William Tyndale's Beliefs
Tyndale supported Luther's revived teaching of the conditional immortality of the soul and this put him into perilous conflict with the Church of Rome.
"The true faith setteth forth the resurrection... the heathen philosophers, denying that, did set forth that souls did for ever live. And the pope joineth the spiritual doctrine of Christ with the fleshly doctrine of philosophers together; things so contrary that they cannot agree, no more than the spirit and the flesh do in a Christian man. And because the fleshly minded pope consenteth unto heathen doctrine, therefore he corrupteth the scripture to stablish it." - An answer to sir Thomas More's dialog - 1850 reprint (William Tyndale, 1484-1536, translated the Bible into English and died a martyr.)
The Idea of the Immortal Soul is not found in the Scriptures
Nowhere in the Sacred Scriptures is found the statement that the righteous go to their reward or the wicked to their punishment at death. The patriarchs and prophets have left no such assurance. Christ and His apostles have given no hint of it. The Bible clearly teaches that the dead do not go immediately to heaven. They are represented as sleeping until the resurrection. I Thessalonians 4:14; Job 14:10-12. In the very day when the silver cord is loosed and the golden bowl broken (Ecclesiastes 12:6), man's thoughts perish. They that go down to the grave are in silence.

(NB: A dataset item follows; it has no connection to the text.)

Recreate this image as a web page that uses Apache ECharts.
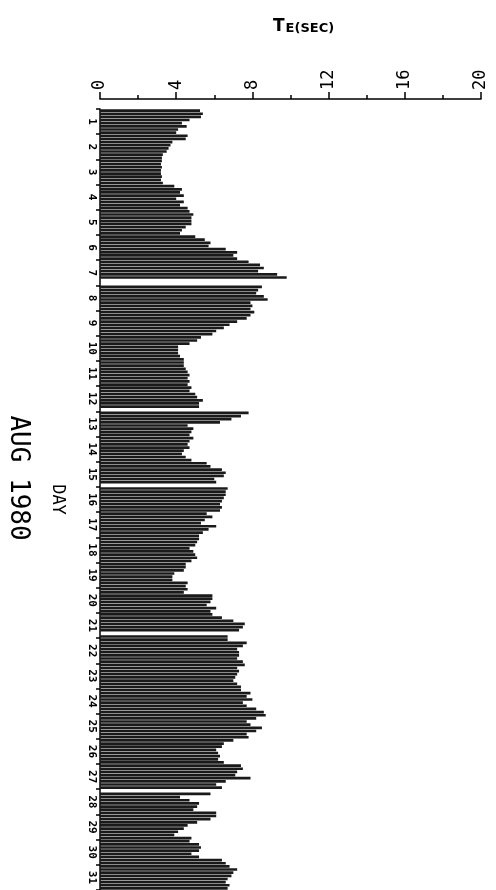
<!DOCTYPE html>
<html><head><meta charset="utf-8">
<script src="https://cdn.jsdelivr.net/npm/echarts@6/dist/echarts.min.js"></script>
<style>html,body{margin:0;padding:0;background:#fff}#c{width:496px;height:890px}</style>
</head><body><div id="c"></div>
<script>
const days = ['1','2','3','4','5','6','7','8','9','10','11','12','13','14','15','16','17','18','19','20','21','22','23','24','25','26','27','28','29','30','31'];
const hours = ['00','03','06','09','12','15','18','21'];
// TE (sec), 3-hourly, 8 values per day
const aug01to07 = [
  5.25,5.4,5.3,4.7,4.3,4.55,4.1,4.0,
  4.6,4.5,3.8,3.7,3.6,3.5,3.3,3.25,
  3.25,3.2,3.25,3.2,3.2,3.25,3.2,3.3,
  3.9,4.3,4.2,4.4,4.0,4.4,4.2,4.6,
  4.7,4.9,4.8,4.8,4.8,4.5,4.3,4.2,
  5.0,5.5,5.8,5.7,6.6,7.2,7.0,7.2,
  7.8,8.4,8.6,8.3,9.3,9.8,0,0
];
const aug08to14 = [
  8.5,8.3,8.2,8.6,8.8,7.9,8.0,7.9,
  8.1,7.9,7.7,7.2,6.8,6.5,6.1,5.9,
  5.3,5.1,4.7,4.1,4.1,4.1,4.2,4.4,
  4.4,4.4,4.5,4.6,4.7,4.6,4.7,4.6,
  4.8,4.7,5.0,5.1,5.4,5.2,5.2,0,
  7.8,7.4,6.9,6.3,4.6,4.9,4.8,4.7,
  4.9,4.7,4.6,4.7,4.4,4.3,4.5,4.8
];
const aug15to21 = [
  5.6,5.8,6.4,6.6,6.5,6.0,6.1,0,
  6.7,6.6,6.6,6.5,6.4,6.3,6.4,6.3,
  5.6,5.9,5.5,5.3,6.1,5.7,5.4,5.2,
  5.2,5.1,5.0,4.7,4.9,5.0,5.1,4.8,
  4.5,4.5,4.4,3.9,3.8,3.8,4.6,4.5,
  4.6,4.4,5.9,5.9,5.8,5.6,6.1,5.8,
  5.9,6.4,7.0,7.6,7.5,7.3,0,6.7
];
const aug22to28 = [
  6.7,7.7,7.5,7.2,7.3,7.3,7.2,7.5,
  7.6,7.2,7.3,7.2,7.1,7.0,7.2,7.4,
  7.4,7.9,7.7,8.0,7.5,7.7,8.2,8.6,
  8.7,8.2,7.7,7.9,8.5,8.2,7.7,7.8,
  7.0,6.5,6.4,6.1,6.2,6.3,6.2,6.5,
  7.4,7.5,7.2,7.1,7.9,6.6,6.1,6.4,
  0,5.8,4.2,4.7,5.2,5.1,4.9,6.1
];
const aug29to31 = [
  6.1,5.8,5.1,4.6,4.4,4.1,3.9,4.8,
  4.7,5.2,5.3,5.2,4.8,5.2,6.4,6.6,
  6.8,7.2,7.0,6.9,6.7,6.6,6.8,6.7
];
const te = [].concat(aug01to07, aug08to14, aug15to21, aug22to28, aug29to31);
const slots = [];
days.forEach(d => hours.forEach(h => slots.push(d + ' ' + h)));

const font = 'DejaVu Sans Mono';
const chart = echarts.init(document.getElementById('c'), null, {renderer: 'canvas'});
chart.setOption({
  animation: false,
  title: {
    text: '{t|T}{s|E(SEC)}', left: 268, top: 13,
    textStyle: { rich: {
      t: { fontSize: 17, fontFamily: 'DejaVu Sans', color: '#000' },
      s: { fontSize: 13, fontFamily: 'DejaVu Sans', fontWeight: 'bold', color: '#000', padding: [4, 0, 0, 1] }
    } }
  },
  graphic: [{
    type: 'text', x: 18, y: 478, rotation: -Math.PI / 2,
    style: { text: 'AUG 1980', font: '26px "DejaVu Sans Mono"', fill: '#000', align: 'center', verticalAlign: 'middle' }
  }],
  grid: { left: 100, top: 109, width: 381, height: 781, containLabel: false },
  xAxis: [
    { type: 'value', position: 'top', min: 0, max: 20, interval: 4, offset: 10,
      axisLine: { show: true, lineStyle: { color: '#000', width: 1.5 } },
      axisTick: { show: true, length: 7, lineStyle: { color: '#000', width: 1.5 } },
      splitLine: { show: false },
      axisLabel: { rotate: -90, fontSize: 17, fontFamily: font, color: '#000', margin: 9 } },
    { type: 'value', position: 'top', min: 0, max: 20, interval: 2, offset: 10,
      axisLine: { show: false },
      axisTick: { show: true, length: 4, lineStyle: { color: '#000', width: 1.5 } },
      splitLine: { show: false }, axisLabel: { show: false } }
  ],
  yAxis: [
    { type: 'category', data: days, inverse: true, position: 'left',
      axisLine: { show: true, lineStyle: { color: '#000', width: 1.5 } },
      axisTick: { show: true, length: 4, lineStyle: { color: '#000', width: 1.5 } },
      axisLabel: { rotate: -90, fontSize: 11, fontWeight: 'bold', fontFamily: font, color: '#000', margin: 3, interval: 0 },
      name: 'DAY', nameLocation: 'middle', nameRotate: -90, nameGap: 34,
      nameTextStyle: { fontSize: 17, fontFamily: font, color: '#000' } },
    { type: 'category', data: slots, inverse: true, position: 'left',
      axisLine: { show: false }, axisTick: { show: false }, axisLabel: { show: false } }
  ],
  series: [{
    type: 'bar', xAxisIndex: 0, yAxisIndex: 1, data: te,
    barCategoryGap: '15%', itemStyle: { color: '#1a1a1a' }
  }]
});
</script></body></html>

They know no more of anything that is done under the sun. Job 14:21. Blessed rest for the weary righteous! Time, be it long or short, is but a moment to them. They sleep; they are awakened by the trump of God to a glorious immortality.
Immortality Given at the Second Advent of Christ
"For the trumpet shall sound, and the dead shall be raised incorruptible. . . . So when this corruptible shall have put on incorruption, and this mortal shall have put on immortality, then shall be brought to pass the saying that is written, Death is swallowed up in victory." I Corinthians 15:52-54. As they are called forth from their deep slumber they begin to think just where they ceased. The last sensation was the pang of death; the last thought, that they were falling beneath the power of the grave. When they arise from the tomb, their first glad thought will be echoed in the triumphal shout: "O death, where is thy sting? O grave, where is thy victory?" Verse 55.